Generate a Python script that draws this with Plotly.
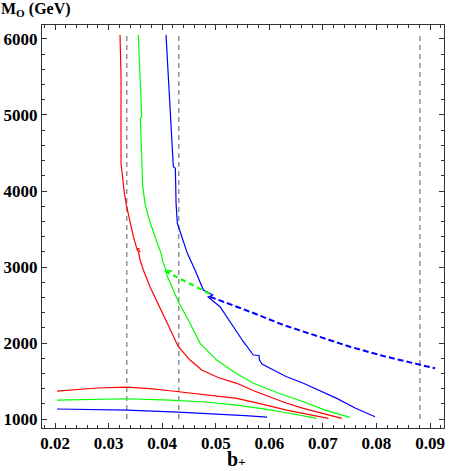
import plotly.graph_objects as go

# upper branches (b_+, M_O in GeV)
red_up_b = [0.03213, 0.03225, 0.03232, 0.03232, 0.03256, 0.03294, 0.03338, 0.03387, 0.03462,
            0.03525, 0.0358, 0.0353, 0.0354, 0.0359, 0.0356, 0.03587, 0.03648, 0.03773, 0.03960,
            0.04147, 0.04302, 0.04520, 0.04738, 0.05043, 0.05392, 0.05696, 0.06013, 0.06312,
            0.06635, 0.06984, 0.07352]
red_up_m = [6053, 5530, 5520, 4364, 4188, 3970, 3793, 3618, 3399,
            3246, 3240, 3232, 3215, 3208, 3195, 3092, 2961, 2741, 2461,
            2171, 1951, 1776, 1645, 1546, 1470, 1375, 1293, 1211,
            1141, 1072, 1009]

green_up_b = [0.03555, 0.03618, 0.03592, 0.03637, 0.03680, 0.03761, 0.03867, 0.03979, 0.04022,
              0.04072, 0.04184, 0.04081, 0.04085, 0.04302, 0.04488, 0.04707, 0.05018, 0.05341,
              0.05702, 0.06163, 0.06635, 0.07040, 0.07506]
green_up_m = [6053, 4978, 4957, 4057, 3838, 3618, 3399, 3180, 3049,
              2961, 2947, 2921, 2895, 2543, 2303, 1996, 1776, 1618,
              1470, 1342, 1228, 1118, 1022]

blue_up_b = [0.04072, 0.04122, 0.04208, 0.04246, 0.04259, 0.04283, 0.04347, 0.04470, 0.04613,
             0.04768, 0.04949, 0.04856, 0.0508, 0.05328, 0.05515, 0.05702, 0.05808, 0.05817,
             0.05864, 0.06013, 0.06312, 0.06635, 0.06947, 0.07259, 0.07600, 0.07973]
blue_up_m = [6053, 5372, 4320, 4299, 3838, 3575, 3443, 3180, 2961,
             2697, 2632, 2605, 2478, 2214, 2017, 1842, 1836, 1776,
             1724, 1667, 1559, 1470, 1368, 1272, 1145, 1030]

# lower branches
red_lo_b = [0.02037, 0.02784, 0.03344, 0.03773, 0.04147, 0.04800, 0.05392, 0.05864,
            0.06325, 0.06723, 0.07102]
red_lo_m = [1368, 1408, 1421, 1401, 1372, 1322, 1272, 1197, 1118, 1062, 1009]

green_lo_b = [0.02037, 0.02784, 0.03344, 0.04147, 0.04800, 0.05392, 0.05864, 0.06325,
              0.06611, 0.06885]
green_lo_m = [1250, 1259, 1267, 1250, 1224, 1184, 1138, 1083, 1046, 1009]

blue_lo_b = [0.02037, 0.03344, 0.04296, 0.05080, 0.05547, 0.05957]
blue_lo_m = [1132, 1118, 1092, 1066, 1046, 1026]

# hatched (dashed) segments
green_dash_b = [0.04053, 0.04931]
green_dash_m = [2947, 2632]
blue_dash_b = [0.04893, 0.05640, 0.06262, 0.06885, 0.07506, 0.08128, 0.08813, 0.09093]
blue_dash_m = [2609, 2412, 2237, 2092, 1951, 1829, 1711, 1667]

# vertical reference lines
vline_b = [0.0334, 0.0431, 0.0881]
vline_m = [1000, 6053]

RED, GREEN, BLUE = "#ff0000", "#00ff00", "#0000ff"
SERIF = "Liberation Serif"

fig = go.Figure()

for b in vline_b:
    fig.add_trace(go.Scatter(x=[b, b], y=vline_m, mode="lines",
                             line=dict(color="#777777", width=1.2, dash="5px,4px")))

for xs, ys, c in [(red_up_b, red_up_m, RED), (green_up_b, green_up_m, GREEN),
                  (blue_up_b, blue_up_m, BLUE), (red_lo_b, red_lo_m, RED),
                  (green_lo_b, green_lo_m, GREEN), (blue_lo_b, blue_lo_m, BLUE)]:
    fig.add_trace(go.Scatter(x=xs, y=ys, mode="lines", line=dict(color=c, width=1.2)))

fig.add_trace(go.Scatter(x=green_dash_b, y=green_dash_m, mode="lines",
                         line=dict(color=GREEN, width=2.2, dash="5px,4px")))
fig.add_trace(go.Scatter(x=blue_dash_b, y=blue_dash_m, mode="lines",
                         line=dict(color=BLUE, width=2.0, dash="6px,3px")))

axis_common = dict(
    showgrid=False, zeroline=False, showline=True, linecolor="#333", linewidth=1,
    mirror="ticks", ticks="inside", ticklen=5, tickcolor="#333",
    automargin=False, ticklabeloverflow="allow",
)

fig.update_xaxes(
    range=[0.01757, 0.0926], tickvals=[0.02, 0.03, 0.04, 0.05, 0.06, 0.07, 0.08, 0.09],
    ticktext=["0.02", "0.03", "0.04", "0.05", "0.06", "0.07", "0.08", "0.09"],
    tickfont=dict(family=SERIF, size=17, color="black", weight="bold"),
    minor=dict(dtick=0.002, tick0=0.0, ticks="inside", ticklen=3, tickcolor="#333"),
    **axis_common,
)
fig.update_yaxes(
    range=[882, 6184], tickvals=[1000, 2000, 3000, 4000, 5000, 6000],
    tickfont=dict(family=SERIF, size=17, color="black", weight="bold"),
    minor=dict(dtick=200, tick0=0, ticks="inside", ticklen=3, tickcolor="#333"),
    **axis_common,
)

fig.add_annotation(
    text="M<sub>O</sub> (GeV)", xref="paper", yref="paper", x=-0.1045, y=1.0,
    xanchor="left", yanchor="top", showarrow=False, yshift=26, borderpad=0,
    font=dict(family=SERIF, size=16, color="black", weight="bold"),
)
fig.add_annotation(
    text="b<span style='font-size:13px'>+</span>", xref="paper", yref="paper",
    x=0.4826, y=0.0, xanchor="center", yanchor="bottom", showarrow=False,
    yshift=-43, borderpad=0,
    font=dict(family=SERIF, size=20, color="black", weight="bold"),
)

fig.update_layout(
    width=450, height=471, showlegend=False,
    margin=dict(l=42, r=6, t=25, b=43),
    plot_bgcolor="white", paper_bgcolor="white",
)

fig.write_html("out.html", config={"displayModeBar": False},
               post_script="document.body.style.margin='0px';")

---*---

> _WHAT IS ASKED_: Write out again exactly the lines from the start of the data above through the line containing "import plotly.graph_objects as go", inclusive, excluding any pictures.

> _EXPECTED OUTPUT_:
Generate a Python script that draws this with Plotly.
import plotly.graph_objects as go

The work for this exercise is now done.